Das ändert sich zwar mit den derzeit laufenden Ausschreibungen – ob dadurch aber die Regionalzüge pünktlicher werden, lässt sich erst in ein paar Jahren sagen. Die Betriebssimulation macht aber schon jetzt deutlich, dass der Mischbetrieb mit den Regionalzügen auf 37 Prozent der Gleise Auswirkungen hat. Die S-Bahnen, die von Bad Cannstatt aus zum Hauptbahnhof fahren, kommen im Durchschnitt mit 42 Sekunden Verspätung an. Kämen ihnen keine Regionalzüge in die Quere, die Vorfahrt haben, wären es zumindest 19 Sekunden weniger.

Neue Züge für fliegende Wechsel

Weitere Problemstellen, die in der Simulation zu Tage getreten sind und deren Ursachen teilweise noch erforscht werden müssen: die eingleisige Strecke zwischen Marbach und Backnang (S 4), Wernau–Plochingen und Mettingen sowie Vaihingen–Goldberg auf der S 1, die S 6 bei Leonberg in Fahrtrichtung Süden; Goldberg–Vaihingen (S 1) sowie die Wenden in Filderstadt (S 2) und am Flughafen (S 3) in Richtung Norden. Unter anderem weil das Problem der Wenden schon länger bekannt ist, hat die Regionalversammlung im Dezember 2014 zehn Züge im Wert von 81,5 Millionen Euro bestellt, die künftig im fliegenden Wechsel mit den einfahrenden Zügen losfahren sollen. Diese werden von Juli an ausgeliefert.

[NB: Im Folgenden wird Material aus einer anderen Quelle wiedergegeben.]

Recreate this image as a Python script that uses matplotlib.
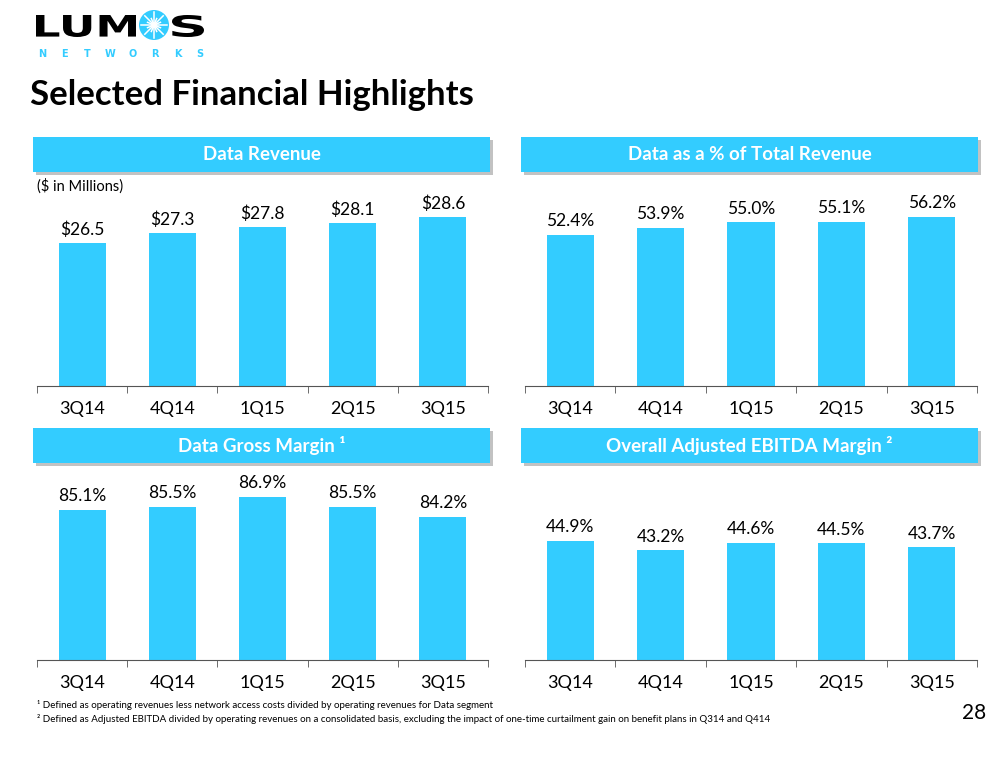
import matplotlib.pyplot as plt
import numpy as np
from matplotlib.patches import Rectangle, Circle, PathPatch
from matplotlib.textpath import TextPath
from matplotlib.font_manager import FontProperties
from matplotlib.transforms import Affine2D

plt.rcParams['font.family'] = ['Lato', 'DejaVu Sans']

quarters = ['3Q14', '4Q14', '1Q15', '2Q15', '3Q15']
data_revenue = [26.5, 27.3, 27.8, 28.1, 28.6]
data_pct_total = [52.4, 53.9, 55.0, 55.1, 56.2]
gross_margin = [85.1, 85.5, 86.9, 85.5, 84.2]
ebitda_margin = [44.9, 43.2, 44.6, 44.5, 43.7]

panel_titles = ['Data Revenue', 'Data as a % of Total Revenue',
                'Data Gross Margin \u00b9', 'Overall Adjusted EBITDA Margin \u00b2']

BLUE = '#33CCFF'
W, H = 1008, 768

fig = plt.figure(figsize=(W / 100, H / 100), dpi=100)

# overlay axes in pixel coordinates (top-left origin) for the slide decorations
bg = fig.add_axes([0, 0, 1, 1])
bg.set_xlim(0, W)
bg.set_ylim(H, 0)
bg.axis('off')


def header(x0, y0, x1, y1, text):
    bg.add_patch(Rectangle((x0 + 3, y0 + 3), x1 - x0, y1 - y0,
                           facecolor='#9a9a9a', edgecolor='none', alpha=0.6, zorder=1))
    bg.add_patch(Rectangle((x0, y0), x1 - x0, y1 - y0,
                           facecolor=BLUE, edgecolor='none', zorder=2))
    bg.text((x0 + x1) / 2, (y0 + y1) / 2, text, color='white', fontsize=13.5,
            fontweight='bold', ha='center', va='center', zorder=3)


def logo_text(s, x0, x1, y0, y1):
    tp = TextPath((0, 0), s, size=30, prop=FontProperties(family='DejaVu Sans', weight='heavy'))
    ext = tp.get_extents()
    tr = (Affine2D().translate(-ext.x0, -ext.y0)
          .scale((x1 - x0) / ext.width, -(y1 - y0) / ext.height)
          .translate(x0, y1))
    bg.add_patch(PathPatch(tr.transform_path(tp), facecolor='black', edgecolor='none'))


def panel(rect, values, ylim, fmt):
    x0, y0, x1, y1 = rect
    ax = fig.add_axes([x0 / W, 1 - y1 / H, (x1 - x0) / W, (y1 - y0) / H])
    pos = np.arange(len(quarters))
    bars = ax.bar(pos, values, width=0.52, color=BLUE)
    ax.set_xlim(-0.5, len(quarters) - 0.5)
    ax.set_ylim(*ylim)
    for b, v in zip(bars, values):
        ax.annotate(fmt.format(v), (b.get_x() + b.get_width() / 2, v),
                    xytext=(0, 4), textcoords='offset points',
                    ha='center', va='bottom', fontsize=12.5)
    for s in ['top', 'right', 'left']:
        ax.spines[s].set_visible(False)
    ax.spines['bottom'].set_color('#555555')
    ax.set_yticks([])
    ax.set_xticks(pos)
    ax.set_xticklabels(quarters, fontsize=13)
    ax.tick_params(axis='x', which='major', length=0, pad=11)
    ax.set_xticks(np.arange(-0.5, len(quarters)), minor=True)
    ax.tick_params(axis='x', which='minor', length=5, color='#555555')
    ax.patch.set_alpha(0)
    return ax


header(33, 137, 490, 172, panel_titles[0])
header(521, 137, 978, 172, panel_titles[1])
header(33, 428, 490, 463, panel_titles[2])
header(521, 428, 978, 463, panel_titles[3])

panel((37, 195, 488, 386), data_revenue, (14.95, 30.4), '${:.1f}')
panel((525, 195, 977, 386), data_pct_total, (20.5, 60.8), '{:.1f}%')
panel((37, 470, 488, 660), gross_margin, (64.8, 90.5), '{:.1f}%')
panel((525, 470, 977, 660), ebitda_margin, (22.9, 58.0), '{:.1f}%')

# logo
logo_text('LUM', 36, 136, 15, 37)
logo_text('S', 172, 204, 15, 37)
bg.add_patch(Circle((154, 25), 15, facecolor=BLUE, edgecolor='none'))
for ang in np.arange(0, 180, 22.5):
    t = np.deg2rad(ang)
    ln = 13 if ang % 45 == 0 else 7
    bg.plot([154 - ln * np.cos(t), 154 + ln * np.cos(t)],
            [25 - ln * np.sin(t), 25 + ln * np.sin(t)], color='white', lw=1.1)
bg.add_patch(Circle((154, 25), 3, facecolor='white', edgecolor='none'))
for i, ch in enumerate('NETWORKS'):
    bg.text(42 + i * 22.6, 54, ch, fontsize=7, fontweight='bold', color=BLUE,
            family=['DejaVu Sans'], va='center', ha='center')

bg.text(30, 95, 'Selected Financial Highlights', fontsize=25, fontweight='bold',
        va='center', ha='left')
bg.text(37, 186, '($ in Millions)', fontsize=10.5, va='center', ha='left')

bg.text(37, 705, '\u00b9 Defined as operating revenues less network access costs divided by operating revenues for Data segment',
        fontsize=7, va='center', ha='left')
bg.text(37, 719, '\u00b2 Defined as Adjusted EBITDA divided by operating revenues on a consolidated basis, excluding the impact of one-time curtailment gain on benefit plans in Q314 and Q414',
        fontsize=7, va='center', ha='left')
bg.text(986, 713, '28', fontsize=15, va='center', ha='right')

fig.savefig('out.png', dpi=100)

Dass der Zulauf zum Innenstadttunnel von Bad Cannstatt und Feuerbach her ein Nadelöhr ist, wurde einmal mehr bestätigt. Hier setzt die Mehrheit der Runde auf Stuttgart 21, zum Beispiel Bernhard Maier von den Freien Wählern: „Das Netz wird eine erhebliche Entlastung an diesen kritischen Stellen erfahren.“ Mit Blick auf Stuttgart ist für den früheren Böblinger Landrat aber klar geworden: „Die Vorstellung, dass man noch viele zusätzliche Fahrgäste in der S-Bahn unterbringen kann, ist eine Illusion. Dafür brauchen wir mehr Infrastruktur.“ Gemeint sind mehr als zwei S-Bahn-Gleise unter der Innenstadt.